Word for word, print each line of the listing below; pictures stay out.

**Data lines**
▬▬▬▬▬▬▬▬▬▬
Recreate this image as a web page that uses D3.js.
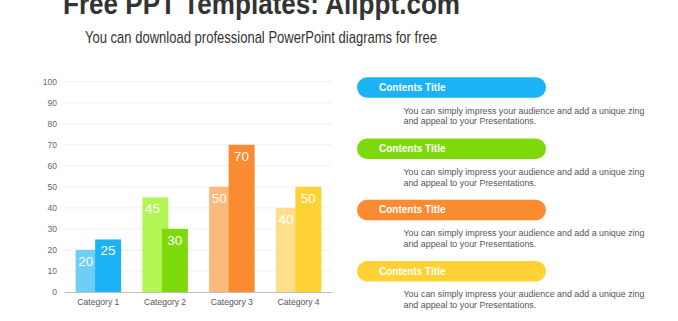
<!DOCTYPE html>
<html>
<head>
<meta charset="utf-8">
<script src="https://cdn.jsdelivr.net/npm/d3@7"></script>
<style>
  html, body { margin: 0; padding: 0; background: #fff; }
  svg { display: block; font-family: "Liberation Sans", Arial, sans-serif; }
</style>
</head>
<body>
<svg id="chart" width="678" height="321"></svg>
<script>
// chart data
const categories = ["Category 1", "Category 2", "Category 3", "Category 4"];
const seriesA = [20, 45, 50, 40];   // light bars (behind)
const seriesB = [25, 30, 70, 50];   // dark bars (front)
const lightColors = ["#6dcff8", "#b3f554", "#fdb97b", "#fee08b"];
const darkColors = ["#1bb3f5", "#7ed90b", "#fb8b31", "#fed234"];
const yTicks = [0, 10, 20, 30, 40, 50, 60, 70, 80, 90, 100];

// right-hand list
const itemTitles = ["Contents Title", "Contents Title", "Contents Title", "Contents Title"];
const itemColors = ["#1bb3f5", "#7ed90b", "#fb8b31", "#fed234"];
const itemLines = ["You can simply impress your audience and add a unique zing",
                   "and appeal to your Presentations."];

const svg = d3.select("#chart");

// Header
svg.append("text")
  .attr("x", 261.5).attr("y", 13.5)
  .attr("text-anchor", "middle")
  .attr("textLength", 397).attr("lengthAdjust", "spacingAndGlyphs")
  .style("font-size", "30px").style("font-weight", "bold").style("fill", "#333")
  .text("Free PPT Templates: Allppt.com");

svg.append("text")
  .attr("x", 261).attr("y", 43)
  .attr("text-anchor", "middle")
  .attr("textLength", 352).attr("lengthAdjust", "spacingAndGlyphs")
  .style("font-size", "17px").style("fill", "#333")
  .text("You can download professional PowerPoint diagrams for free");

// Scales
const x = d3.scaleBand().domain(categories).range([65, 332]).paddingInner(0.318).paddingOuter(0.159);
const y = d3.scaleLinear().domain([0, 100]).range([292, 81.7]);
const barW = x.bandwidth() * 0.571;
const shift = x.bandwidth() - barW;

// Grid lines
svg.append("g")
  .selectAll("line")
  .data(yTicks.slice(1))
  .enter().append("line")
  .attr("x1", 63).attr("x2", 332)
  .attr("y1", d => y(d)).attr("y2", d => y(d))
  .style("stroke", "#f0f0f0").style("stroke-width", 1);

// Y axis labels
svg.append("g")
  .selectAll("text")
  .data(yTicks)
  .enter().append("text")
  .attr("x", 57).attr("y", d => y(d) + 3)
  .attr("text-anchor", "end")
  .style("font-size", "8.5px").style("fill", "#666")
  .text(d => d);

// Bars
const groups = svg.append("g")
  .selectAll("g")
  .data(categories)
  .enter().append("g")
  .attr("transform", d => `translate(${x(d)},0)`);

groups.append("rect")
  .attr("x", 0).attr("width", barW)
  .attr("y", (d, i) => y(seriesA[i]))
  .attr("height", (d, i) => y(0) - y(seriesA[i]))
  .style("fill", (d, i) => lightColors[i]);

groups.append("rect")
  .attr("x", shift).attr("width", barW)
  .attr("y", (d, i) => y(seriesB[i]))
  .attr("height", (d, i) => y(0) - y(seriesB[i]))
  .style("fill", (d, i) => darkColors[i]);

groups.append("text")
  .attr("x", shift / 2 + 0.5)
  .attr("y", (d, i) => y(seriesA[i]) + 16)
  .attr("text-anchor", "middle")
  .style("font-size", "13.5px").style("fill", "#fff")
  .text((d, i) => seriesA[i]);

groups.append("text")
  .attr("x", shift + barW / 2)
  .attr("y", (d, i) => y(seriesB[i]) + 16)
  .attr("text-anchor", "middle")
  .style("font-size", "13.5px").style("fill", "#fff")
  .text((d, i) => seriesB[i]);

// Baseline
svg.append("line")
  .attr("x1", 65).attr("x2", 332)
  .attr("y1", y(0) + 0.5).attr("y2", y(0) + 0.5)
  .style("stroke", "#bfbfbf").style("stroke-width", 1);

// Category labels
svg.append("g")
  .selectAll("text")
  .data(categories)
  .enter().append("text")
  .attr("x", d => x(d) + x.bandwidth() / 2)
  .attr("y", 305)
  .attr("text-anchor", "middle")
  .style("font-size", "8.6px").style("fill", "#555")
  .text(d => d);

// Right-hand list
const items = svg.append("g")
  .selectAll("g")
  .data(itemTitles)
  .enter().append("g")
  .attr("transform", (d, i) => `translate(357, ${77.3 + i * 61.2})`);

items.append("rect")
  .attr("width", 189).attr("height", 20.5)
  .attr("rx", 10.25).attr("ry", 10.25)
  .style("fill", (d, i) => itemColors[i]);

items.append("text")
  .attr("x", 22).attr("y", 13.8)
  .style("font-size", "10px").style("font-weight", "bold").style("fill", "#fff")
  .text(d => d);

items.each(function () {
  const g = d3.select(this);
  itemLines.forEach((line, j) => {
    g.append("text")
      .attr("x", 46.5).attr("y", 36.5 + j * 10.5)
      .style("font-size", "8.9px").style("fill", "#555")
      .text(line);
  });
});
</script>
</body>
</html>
▬▬▬▬▬▬▬▬▬▬
**Correct result**
Recreate this image as a web page that uses D3.js.
<!DOCTYPE html>
<html>
<head>
<meta charset="utf-8">
<script src="https://cdn.jsdelivr.net/npm/d3@7"></script>
<style>
  html, body { margin: 0; padding: 0; background: #fff; }
  svg { display: block; font-family: "Liberation Sans", Arial, sans-serif; }
</style>
</head>
<body>
<svg id="chart" width="678" height="321"></svg>
<script>
// chart data
const categories = ["Category 1", "Category 2", "Category 3", "Category 4"];
const seriesA = [20, 45, 50, 40];   // light bars (behind)
const seriesB = [25, 30, 70, 50];   // dark bars (front)
const lightColors = ["#6dcff8", "#b3f554", "#fdb97b", "#fee08b"];
const darkColors = ["#1bb3f5", "#7ed90b", "#fb8b31", "#fed234"];
const yTicks = [0, 10, 20, 30, 40, 50, 60, 70, 80, 90, 100];

// right-hand list
const itemTitles = ["Contents Title", "Contents Title", "Contents Title", "Contents Title"];
const itemColors = ["#1bb3f5", "#7ed90b", "#fb8b31", "#fed234"];
const itemLines = ["You can simply impress your audience and add a unique zing",
                   "and appeal to your Presentations."];

const svg = d3.select("#chart");

// Header
svg.append("text")
  .attr("x", 261.5).attr("y", 13.5)
  .attr("text-anchor", "middle")
  .attr("textLength", 397).attr("lengthAdjust", "spacingAndGlyphs")
  .style("font-size", "30px").style("font-weight", "bold").style("fill", "#333")
  .text("Free PPT Templates: Allppt.com");

svg.append("text")
  .attr("x", 261).attr("y", 43)
  .attr("text-anchor", "middle")
  .attr("textLength", 352).attr("lengthAdjust", "spacingAndGlyphs")
  .style("font-size", "17px").style("fill", "#333")
  .text("You can download professional PowerPoint diagrams for free");

// Scales
const x = d3.scaleBand().domain(categories).range([65, 332]).paddingInner(0.318).paddingOuter(0.159);
const y = d3.scaleLinear().domain([0, 100]).range([292, 81.7]);
const barW = x.bandwidth() * 0.571;
const shift = x.bandwidth() - barW;

// Grid lines
svg.append("g")
  .selectAll("line")
  .data(yTicks.slice(1))
  .enter().append("line")
  .attr("x1", 63).attr("x2", 332)
  .attr("y1", d => y(d)).attr("y2", d => y(d))
  .style("stroke", "#f0f0f0").style("stroke-width", 1);

// Y axis labels
svg.append("g")
  .selectAll("text")
  .data(yTicks)
  .enter().append("text")
  .attr("x", 57).attr("y", d => y(d) + 3)
  .attr("text-anchor", "end")
  .style("font-size", "8.5px").style("fill", "#666")
  .text(d => d);

// Bars
const groups = svg.append("g")
  .selectAll("g")
  .data(categories)
  .enter().append("g")
  .attr("transform", d => `translate(${x(d)},0)`);

groups.append("rect")
  .attr("x", 0).attr("width", barW)
  .attr("y", (d, i) => y(seriesA[i]))
  .attr("height", (d, i) => y(0) - y(seriesA[i]))
  .style("fill", (d, i) => lightColors[i]);

groups.append("rect")
  .attr("x", shift).attr("width", barW)
  .attr("y", (d, i) => y(seriesB[i]))
  .attr("height", (d, i) => y(0) - y(seriesB[i]))
  .style("fill", (d, i) => darkColors[i]);

groups.append("text")
  .attr("x", shift / 2 + 0.5)
  .attr("y", (d, i) => y(seriesA[i]) + 16)
  .attr("text-anchor", "middle")
  .style("font-size", "13.5px").style("fill", "#fff")
  .text((d, i) => seriesA[i]);

groups.append("text")
  .attr("x", shift + barW / 2)
  .attr("y", (d, i) => y(seriesB[i]) + 16)
  .attr("text-anchor", "middle")
  .style("font-size", "13.5px").style("fill", "#fff")
  .text((d, i) => seriesB[i]);

// Baseline
svg.append("line")
  .attr("x1", 65).attr("x2", 332)
  .attr("y1", y(0) + 0.5).attr("y2", y(0) + 0.5)
  .style("stroke", "#bfbfbf").style("stroke-width", 1);

// Category labels
svg.append("g")
  .selectAll("text")
  .data(categories)
  .enter().append("text")
  .attr("x", d => x(d) + x.bandwidth() / 2)
  .attr("y", 305)
  .attr("text-anchor", "middle")
  .style("font-size", "8.6px").style("fill", "#555")
  .text(d => d);

// Right-hand list
const items = svg.append("g")
  .selectAll("g")
  .data(itemTitles)
  .enter().append("g")
  .attr("transform", (d, i) => `translate(357, ${77.3 + i * 61.2})`);

items.append("rect")
  .attr("width", 189).attr("height", 20.5)
  .attr("rx", 10.25).attr("ry", 10.25)
  .style("fill", (d, i) => itemColors[i]);

items.append("text")
  .attr("x", 22).attr("y", 13.8)
  .style("font-size", "10px").style("font-weight", "bold").style("fill", "#fff")
  .text(d => d);

items.each(function () {
  const g = d3.select(this);
  itemLines.forEach((line, j) => {
    g.append("text")
      .attr("x", 46.5).attr("y", 36.5 + j * 10.5)
      .style("font-size", "8.9px").style("fill", "#555")
      .text(line);
  });
});
</script>
</body>
</html>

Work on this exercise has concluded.